Successivamente è opportuno affidarsi a personale qualificato e competente che possa aiutare il ragazzo; poiché non esiste una metodologia standardizzata che possa essere applicata a tutti i DSA; bisognerà sfruttare i punti di forza e potenziare quelli di debolezza, ricordando che l’obiettivo finale è quello di condurre piano piano il bambino/ragazzo verso l’ autonomia, aumentandone l’autostima e l’autoefficacia.

Chiudiamo con un suggerimento: in che modo noi genitori possiamo favorire l’autostima del bambino?

Partendo dal presupposto che per autostima si intende l’idea che ognuno ha di sé, ovvero un’autovalutazione della nostra persona e delle nostre potenzialità, bisogna tener conto che essa può mutare nel corso della vita e in base agli eventi.

La formazione dell’autostima nei bambini dipende dalle interazioni con il mondo esterno.
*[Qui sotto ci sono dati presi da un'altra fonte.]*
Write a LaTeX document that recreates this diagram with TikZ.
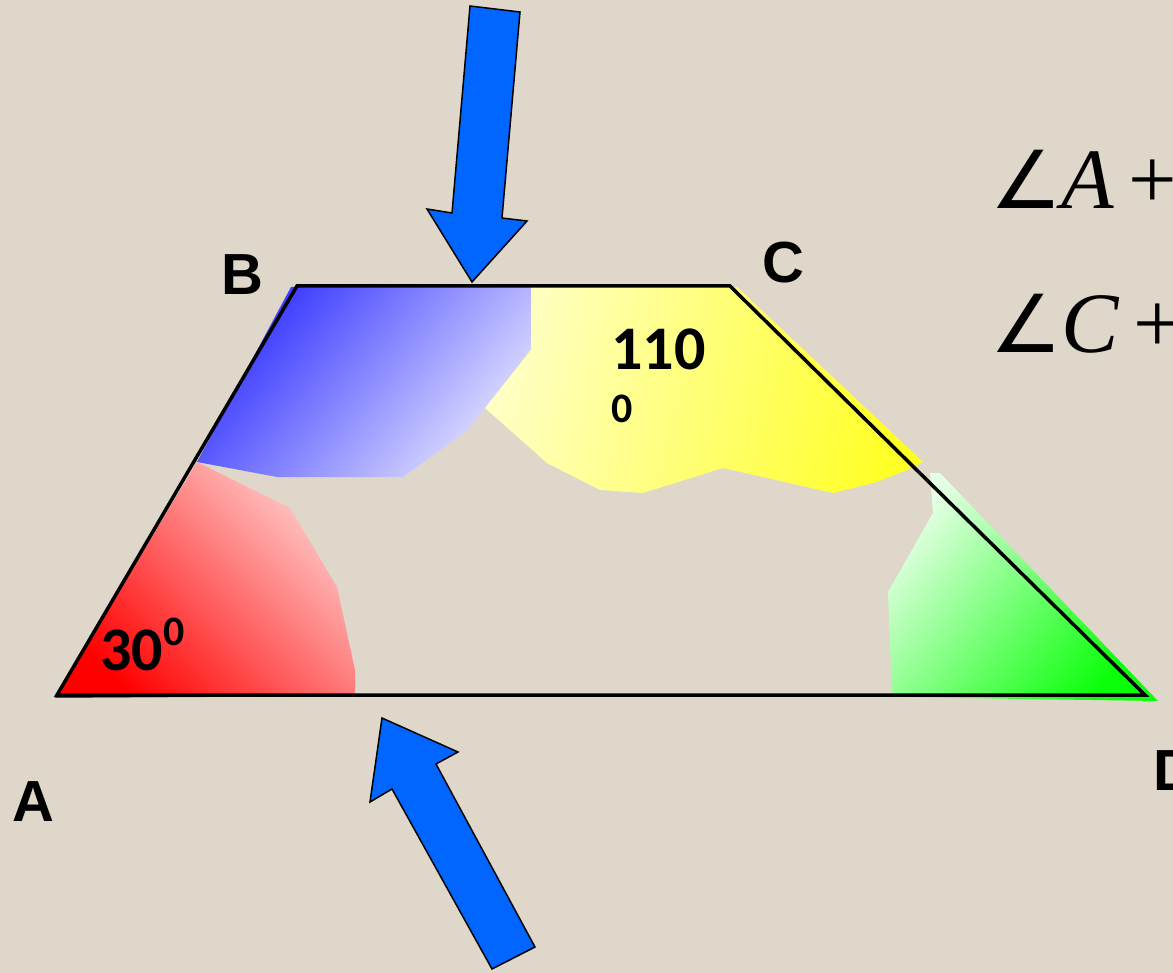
\documentclass[tikz,border=0pt]{standalone}
\usepackage{fontspec}
\newfontfamily\lblfont{Liberation Sans}
\newfontfamily\numfont{Carlito}
\newfontfamily\tnr{Liberation Serif}
\newfontfamily\djv{DejaVu Sans}
\definecolor{bg}{RGB}{223,215,201}
\definecolor{arrowblue}{RGB}{0,102,255}
\definecolor{blueD}{RGB}{50,50,255}
\definecolor{blueL}{RGB}{225,225,255}
\definecolor{yelL}{RGB}{255,255,195}
\definecolor{yelD}{RGB}{255,255,40}
\definecolor{pinkL}{RGB}{255,205,205}
\definecolor{redD}{RGB}{255,0,0}
\definecolor{grnL}{RGB}{228,255,228}
\definecolor{grnD}{RGB}{10,255,10}
\newcommand{\bigangle}{{\djv\fontsize{80}{84}\selectfont ∠}}
\begin{document}
\begin{tikzpicture}[x=1pt,y=-1pt,
  bigarrow/.style={fill=arrowblue,draw=black,line width=1.5pt,line join=miter},
  vlabel/.style={anchor=base west,inner sep=0pt,font=\lblfont\bfseries\fontsize{58}{60}\selectfont},
  numlabel/.style={anchor=base west,inner sep=0pt,font=\numfont\bfseries\fontsize{62}{64}\selectfont},
  smallnum/.style={anchor=base west,inner sep=0pt,font=\numfont\bfseries\fontsize{42}{44}\selectfont},
  eqlabel/.style={anchor=base west,inner sep=0pt,font=\tnr\fontsize{86}{90}\selectfont}]
\fill[bg] (0,0) rectangle (1173,973);
\useasboundingbox (0,0) rectangle (1173,973);

% vertices
\coordinate (A) at (57,695);
\coordinate (B) at (297,286);
\coordinate (C) at (730,286);
\coordinate (D) at (1145,695);

% coloured angle regions
\shade[top color=blueD,bottom color=blueL,shading angle=50]
  (291,287) -- (531,287) -- (531,348) -- (485,408) -- (468,430) -- (403,477)
  -- (277,477) -- (197,462) -- cycle;
\shade[left color=yelL,right color=yelD,shading angle=75]
  (531,287) -- (737,287) -- (923,462) -- (907,470) -- (877,482) -- (833,493)
  -- (723,468) -- (643,493) -- (600,490) -- (547,463) -- (485,408) -- (531,350) -- cycle;
\shade[top color=pinkL,bottom color=redD,shading angle=-45]
  (55,698) -- (197,462) -- (290,508) -- (337,587) -- (355,670) -- (355,696) -- cycle;
\shade[top color=grnL,bottom color=grnD,shading angle=50]
  (930,473) -- (940,473) -- (1158,701) -- (892,697) -- (888,592) -- (933,513) -- cycle;

% trapezoid
\draw[black,line width=3.5pt,line join=miter] (A) -- (B) -- (C) -- (D) -- cycle;

% arrows
\draw[bigarrow] (470,6) -- (520,12) -- (502,218) -- (527,221) -- (472,282)
  -- (427,209) -- (452,213) -- cycle;
\draw[bigarrow] (382,718) -- (458,752) -- (436,764) -- (535,947) -- (492,969)
  -- (392,789) -- (370,802) -- cycle;

% vertex labels
\node[vlabel] (lA) at (12,821) {A};
\node[vlabel] (lB) at (221,295) {B};
\node[vlabel] (lC) at (762,283) {C};
\node[vlabel] (lD) at (1153,790) {D};

% angle values
\node[numlabel] (n110) at (611,370) {110};
\node[smallnum] (n110s) at (611,423) {0};
\node[numlabel] (n30) at (100,670) {30};
\node[smallnum] (n30s) at (163,645) {0};

% equations (cut off at the right edge)
\node[eqlabel] (eq1) at (990,209) {\bigangle\itshape A\upshape\,+};
\node[eqlabel] (eq2) at (990,353) {\bigangle\itshape C\upshape\,+};
\end{tikzpicture}
\end{document}
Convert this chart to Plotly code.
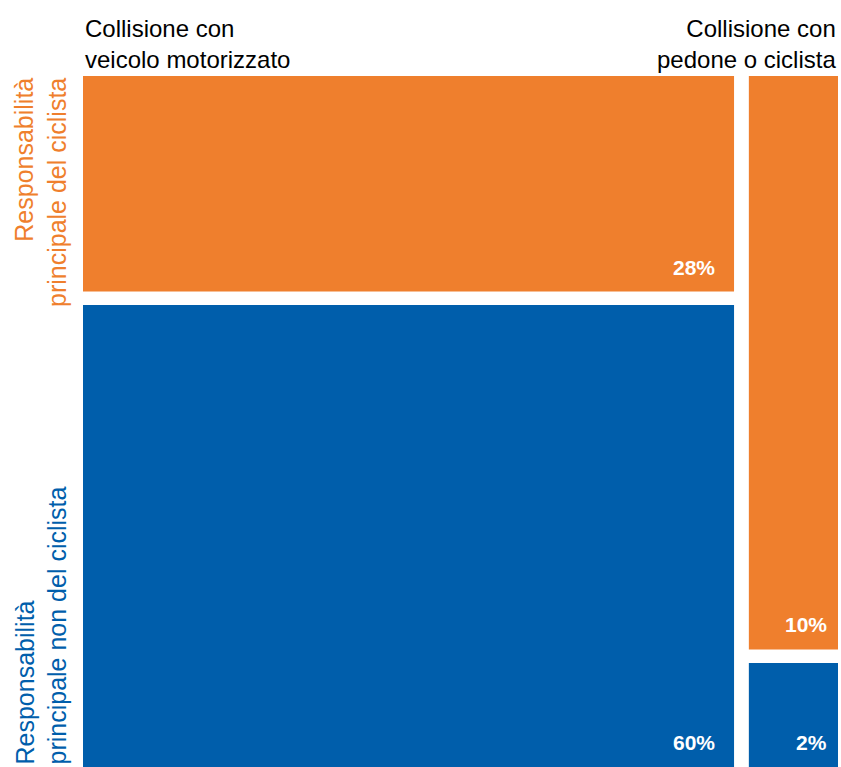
import plotly.graph_objects as go

# Data
columns = ["Collisione con<br>veicolo motorizzato", "Collisione con<br>pedone o ciclista"]
cyclist_resp = [28, 10.2]      # Responsabilità principale del ciclista
other_resp = [60, 1.85]        # Responsabilità principale non del ciclista
row_labels = ["Responsabilità<br>principale del ciclista",
              "Responsabilità<br>principale non del ciclista"]

ORANGE = "#EF7F2D"
BLUE = "#005EAB"
GAP = 2.0
FONT = "Liberation Sans, Arial, sans-serif"

totals = [a + b for a, b in zip(cyclist_resp, other_resp)]
grand = sum(totals)
widths = [t / grand * 100 for t in totals]
starts = []
pos = 0
for w in widths:
    starts.append(pos)
    pos += w + GAP
rights = [s + w for s, w in zip(starts, widths)]
x_end = rights[-1]
centers = [s + w / 2 for s, w in zip(starts, widths)]
blue_share = [b / t * 100 for b, t in zip(other_resp, totals)]
orange_share = [a / t * 100 for a, t in zip(cyclist_resp, totals)]

fig = go.Figure()
fig.add_trace(go.Bar(x=centers, y=blue_share, base=[0] * len(centers), width=widths,
                     marker=dict(color=BLUE, line=dict(width=0)), hoverinfo="skip", showlegend=False))
fig.add_trace(go.Bar(x=centers, y=orange_share, base=[b + GAP for b in blue_share], width=widths,
                     marker=dict(color=ORANGE, line=dict(width=0)), hoverinfo="skip", showlegend=False))

insets = [17, 9]
ann = []
for i in range(len(columns)):
    right = rights[i] - 0.01
    ann.append(dict(x=right, y=0.01, xref="x", yref="y", xanchor="right", yanchor="bottom",
                    xshift=-insets[i], yshift=11, showarrow=False,
                    text=f"<b>{round(other_resp[i])}%</b>",
                    font=dict(family=FONT, size=21, color="white")))
    ann.append(dict(x=right, y=blue_share[i] + GAP, xref="x", yref="y", xanchor="right", yanchor="bottom",
                    xshift=-insets[i], yshift=11, showarrow=False,
                    text=f"<b>{round(cyclist_resp[i])}%</b>",
                    font=dict(family=FONT, size=21, color="white")))

# column headers
ann.append(dict(x=0, y=1, xref="paper", yref="paper", xanchor="left", yanchor="bottom",
                yshift=1, showarrow=False, align="left", text=columns[0],
                font=dict(family=FONT, size=24, color="black")))
ann.append(dict(x=1, y=1, xref="paper", yref="paper", xanchor="right", yanchor="bottom",
                yshift=1, showarrow=False, align="right", text=columns[1],
                font=dict(family=FONT, size=24, color="black")))

# row labels
ann.append(dict(x=0, y=100 + GAP, xref="paper", yref="y", xanchor="right", yanchor="top",
                xshift=-10, showarrow=False, align="right", textangle=-90, text=row_labels[0],
                font=dict(family=FONT, size=25, color=ORANGE)))
ann.append(dict(x=0, y=0, xref="paper", yref="y", xanchor="right", yanchor="bottom",
                xshift=-10, showarrow=False, align="left", textangle=-90, text=row_labels[1],
                font=dict(family=FONT, size=25, color=BLUE)))

fig.update_layout(
    width=841, height=767,
    margin=dict(l=83, r=3, t=76, b=0),
    paper_bgcolor="white", plot_bgcolor="white",
    barmode="overlay",
    xaxis=dict(range=[0, x_end], visible=False, fixedrange=True),
    yaxis=dict(range=[0, 100 + GAP], visible=False, fixedrange=True),
    annotations=ann,
)
fig.write_html("out.html", config={"displayModeBar": False},
               post_script="document.body.style.margin='0';document.body.style.overflow='hidden';")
Nell’infanzia sono molto importanti le risposte genitoriali che rivestono un ruolo fondamentale per lo sviluppo forte e solido dell’autostima.

A tal proposito, ecco qualche piccolo ma importante consiglio per favorire l’autostima del bambino:

  • fate attenzione alle critiche: lodate i vostri figli per le cose che sanno fare bene piuttosto che criticarli per quello che non sanno fare;
  • sappiate ascoltare: quando vostro figlio vi parla, prestategli la vostra completa attenzione;
  • responsabilizzatelo: date al bambino piccoli compiti commisurati alla sua età;
  • aiutatelo a comprendere gli errori e a superare le sconfitte;
  • attenzione alle frasi che pronunciate: molte volte i genitori stressati per vari motivi utilizzano parole che feriscono notevolmente il bambino e che vanno a minare la sua autostima; Per esempio consiglio vivamente di evitare le seguenti espressioni: “se fai così mamma non ti vuole più bene” “sei proprio uno stupido” “Sparisci!”.
  • non fate confronti: ognuno di noi è diverso e sono proprio le diversità a renderci unici e speciali. Evitate, dunque, frasi di questo tipo: “Il tuo compagno è meglio di te, ha preso 10 in matematica”, “Tuo cugino è proprio un bravo bambino, non come te che fai sempre i capricci”, “tua sorella alla tua età era molto più brava di te”.